2-7-2017 < Activist Post 54 536 words
 

By Tony Cartalucci


Two Chinese teachers based in Pakistan’s southwest province of Baluchistan were reportedly abducted and murdered by militants from the self-proclaimed “Islamic State” (ISIS).


CNN, in an article titled, “‘Grave concern’ over Chinese teachers reportedly killed by ISIS in Pakistan,” would attempt to portray the act of terrorism as a random strike aimed at China’s expanding economic activity abroad.


In reality, the terror attack was very precise in terms of location and purpose, and fits into a larger pattern of violence and political instability that has plagued Pakistan’s Baluchistan province and China’s ambitions there for years.
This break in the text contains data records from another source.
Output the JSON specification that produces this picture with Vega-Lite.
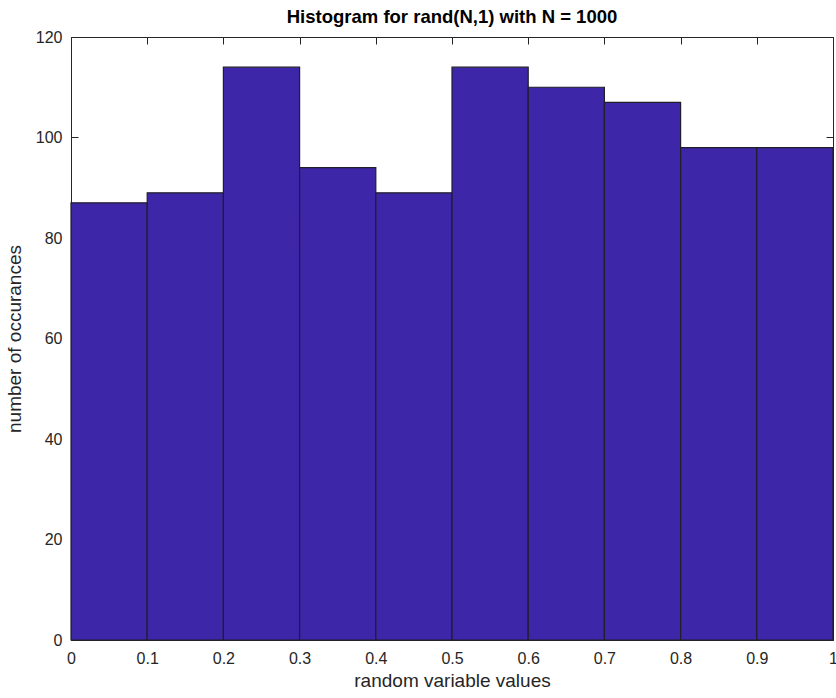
{
  "$schema": "https://vega.github.io/schema/vega-lite/v6.json",
  "autosize": {"type": "none"},
  "padding": {"left": 71, "top": 37, "right": 3, "bottom": 58},
  "width": 762,
  "height": 603,
  "background": "white",
  "config": {
    "view": {"stroke": null},
    "font": "Liberation Sans",
    "axis": {
      "labelFont": "Liberation Sans",
      "titleFont": "Liberation Sans",
      "labelFontSize": 16,
      "titleFontSize": 19,
      "titleFontWeight": "normal",
      "labelColor": "#262626",
      "titleColor": "#262626",
      "domainColor": "#262626",
      "tickColor": "#262626",
      "domainWidth": 1,
      "tickWidth": 1,
      "grid": false
    }
  },
  "title": {
    "text": "Histogram for rand(N,1) with N = 1000",
    "font": "Liberation Sans",
    "fontSize": 18.5,
    "fontWeight": "bold",
    "color": "#000000",
    "anchor": "middle",
    "offset": 3
  },
  "data": {
    "values": [
      {"lo": 0.0, "hi": 0.1, "count": 87},
      {"lo": 0.1, "hi": 0.2, "count": 89},
      {"lo": 0.2, "hi": 0.3, "count": 114},
      {"lo": 0.3, "hi": 0.4, "count": 94},
      {"lo": 0.4, "hi": 0.5, "count": 89},
      {"lo": 0.5, "hi": 0.6, "count": 114},
      {"lo": 0.6, "hi": 0.7, "count": 110},
      {"lo": 0.7, "hi": 0.8, "count": 107},
      {"lo": 0.8, "hi": 0.9, "count": 98},
      {"lo": 0.9, "hi": 1.0, "count": 98}
    ]
  },
  "layer": [
    {
      "mark": {"type": "bar", "fill": "#3e26a8", "stroke": "#1f1f2a", "strokeWidth": 1.2},
      "encoding": {
        "x": {
          "field": "lo", "type": "quantitative",
          "scale": {"domain": [0, 1], "nice": false, "zero": false},
          "axis": {
            "orient": "bottom",
            "values": [0, 0.1, 0.2, 0.3, 0.4, 0.5, 0.6, 0.7, 0.8, 0.9, 1],
            "format": "~g",
            "ticks": false,
            "labelPadding": 10,
            "labelFlush": false,
            "title": "random variable values",
            "titlePadding": 5
          }
        },
        "x2": {"field": "hi"},
        "y": {
          "field": "count", "type": "quantitative",
          "scale": {"domain": [0, 120], "nice": false},
          "axis": {
            "orient": "left",
            "values": [0, 20, 40, 60, 80, 100, 120],
            "tickSize": -7,
            "labelPadding": 16,
            "labelFlush": false,
            "title": "number of occurances",
            "titlePadding": 11
          }
        },
        "y2": {"datum": 0}
      }
    },
    {
      "mark": {"type": "bar", "opacity": 0},
      "encoding": {
        "x": {
          "field": "lo", "type": "quantitative",
          "axis": {
            "orient": "top",
            "values": [0, 0.1, 0.2, 0.3, 0.4, 0.5, 0.6, 0.7, 0.8, 0.9, 1],
            "labels": false,
            "tickSize": -7,
            "title": null
          }
        },
        "x2": {"field": "hi"},
        "y": {
          "field": "count", "type": "quantitative",
          "axis": {
            "orient": "right",
            "values": [0, 20, 40, 60, 80, 100, 120],
            "labels": false,
            "tickSize": -7,
            "title": null
          }
        },
        "y2": {"datum": 0}
      }
    }
  ],
  "resolve": {"axis": {"x": "independent", "y": "independent"}}
}
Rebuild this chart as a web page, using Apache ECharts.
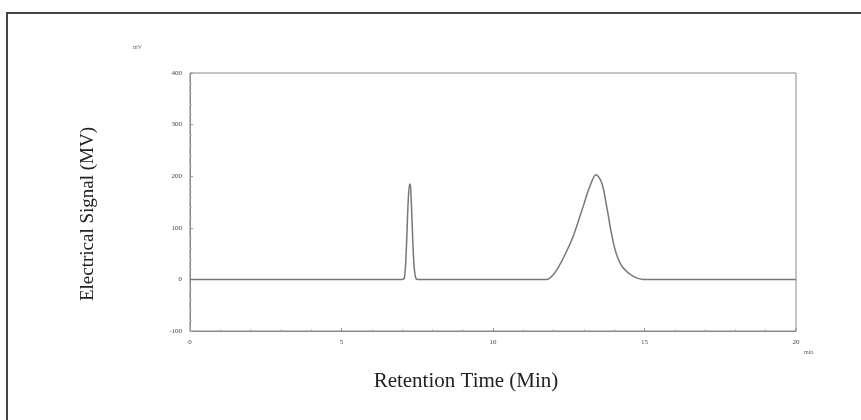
<!DOCTYPE html>
<html>
<head>
<meta charset="utf-8">
<script src="https://cdn.jsdelivr.net/npm/echarts@6/dist/echarts.min.js"></script>
<style>
  html, body { margin: 0; padding: 0; background: #fff; }
  #chart { width: 861px; height: 420px; }
</style>
</head>
<body>
<div id="chart"></div>
<script>
// Chromatogram trace: retention time (min) and detector signal (mV)
const retentionTime = [0, 7.0, 7.08, 7.14, 7.2, 7.25, 7.28, 7.33, 7.38, 7.44, 7.52,
  11.77, 12.0, 12.21, 12.45, 12.65, 12.98, 13.2, 13.4, 13.59, 13.75, 13.92, 14.08, 14.3, 14.63, 14.96, 20];
const signal = [0, 0, 5, 60, 150, 185, 180, 110, 40, 5, 0,
  0, 10, 29, 57, 84, 142, 181, 203, 187, 142, 86, 48, 22, 6, 0, 0];

const xTicks = [0, 5, 10, 15, 20];
const yTicks = [-100, 0, 100, 200, 300, 400];

const xTitle = 'Retention Time (Min)';
const yTitle = 'Electrical Signal (MV)';

const points = retentionTime.map((t, i) => [t, signal[i]]);

const serif = '"Liberation Serif", "DejaVu Serif", serif';
const chart = echarts.init(document.getElementById('chart'), null, { renderer: 'canvas' });

chart.setOption({
  animation: false,
  backgroundColor: '#ffffff',
  grid: {
    left: 190, right: 65, top: 73, bottom: 89,
    show: true, borderColor: '#888', borderWidth: 1
  },
  xAxis: {
    type: 'value',
    min: xTicks[0], max: xTicks[xTicks.length - 1], interval: 5,
    axisLine: { onZero: false, lineStyle: { color: '#888', width: 1 } },
    axisTick: { inside: true, length: 3, lineStyle: { color: '#999' } },
    minorTick: { show: true, splitNumber: 5, length: 2, lineStyle: { color: '#bbb' } },
    splitLine: { show: false },
    axisLabel: { fontFamily: serif, fontSize: 7, color: '#444', margin: 8 }
  },
  yAxis: {
    type: 'value',
    min: yTicks[0], max: yTicks[yTicks.length - 1], interval: 100,
    axisLine: { show: true, lineStyle: { color: '#888', width: 1 } },
    axisTick: { inside: true, length: 3, lineStyle: { color: '#999' } },
    minorTick: { show: true, splitNumber: 5, length: 2, lineStyle: { color: '#bbb' } },
    splitLine: { show: false },
    axisLabel: { fontFamily: serif, fontSize: 7, color: '#444', margin: 8 }
  },
  graphic: [
    {
      type: 'rect', silent: true,
      shape: { x: 7, y: 13, width: 870, height: 430 },
      style: { fill: 'none', stroke: '#444', lineWidth: 2 }
    },
    {
      type: 'text', x: 466, y: 381,
      style: { text: xTitle, fontFamily: serif, fontSize: 21, fill: '#222',
               align: 'center', verticalAlign: 'middle' }
    },
    {
      type: 'text', x: 88, y: 214, rotation: Math.PI / 2,
      style: { text: yTitle, fontFamily: serif, fontSize: 19, fill: '#222',
               align: 'center', verticalAlign: 'middle' }
    },
    {
      type: 'text', left: 133, top: 44,
      style: { text: 'mV', fontFamily: serif, fontSize: 6, fill: '#666' }
    },
    {
      type: 'text', left: 804, top: 349,
      style: { text: 'min', fontFamily: serif, fontSize: 6, fill: '#666' }
    }
  ],
  series: [{
    type: 'line',
    data: points,
    smooth: 0.35,
    symbol: 'none',
    lineStyle: { color: '#777', width: 1.5 }
  }]
});
</script>
</body>
</html>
US Using Proxies to Disrupt China-Pakistan Economic Corridor 


Baluchistan, and more specifically, the port city of Gwadar, serve as the central nexus of the China-Pakistan Economic Corridor (CPEC). It is a complex and expanding system of rail, roads, ports, and other infrastructure projects built jointly with the Pakistani government to facilitate regional economic growth – and an integral component of the much larger One Belt, One Road initiative.


Disrupting China’s economic lifelines to the rest of the world is an open objective of US policymakers. A paper published in 2006 by the Strategic Studies Institute titled, “String of Pearls: Meeting the Challenge of China’s Rising Power across the Asian Littoral.” identified Gwadar by name as one of several components of China’s “String of Pearls.”

The report states explicitly in regards to a possible “hard approach” toward Beijing that:


There are no guarantees that China will respond favorably to any U.S. strategy, and prudence may suggest to “prepare for the worst” and that it is “better to be safe than sorry.” Is it perhaps better to take a hard line towards China and contain it while it is still relatively weak? Is now the time to keep China down before she can make a bid for regional hegemony? Foreign policy realists, citing history and political theory, argue that inevitably China will challenge American primacy and that it is a question of “when” and not “if” the U.S.-China relationship will become adversarial or worse.


What better way to contain China’s regional ambitions than to mire economic development in places like Baluchistan with armed militancy, or obstruct it altogether with a US-backed independence movement in the province?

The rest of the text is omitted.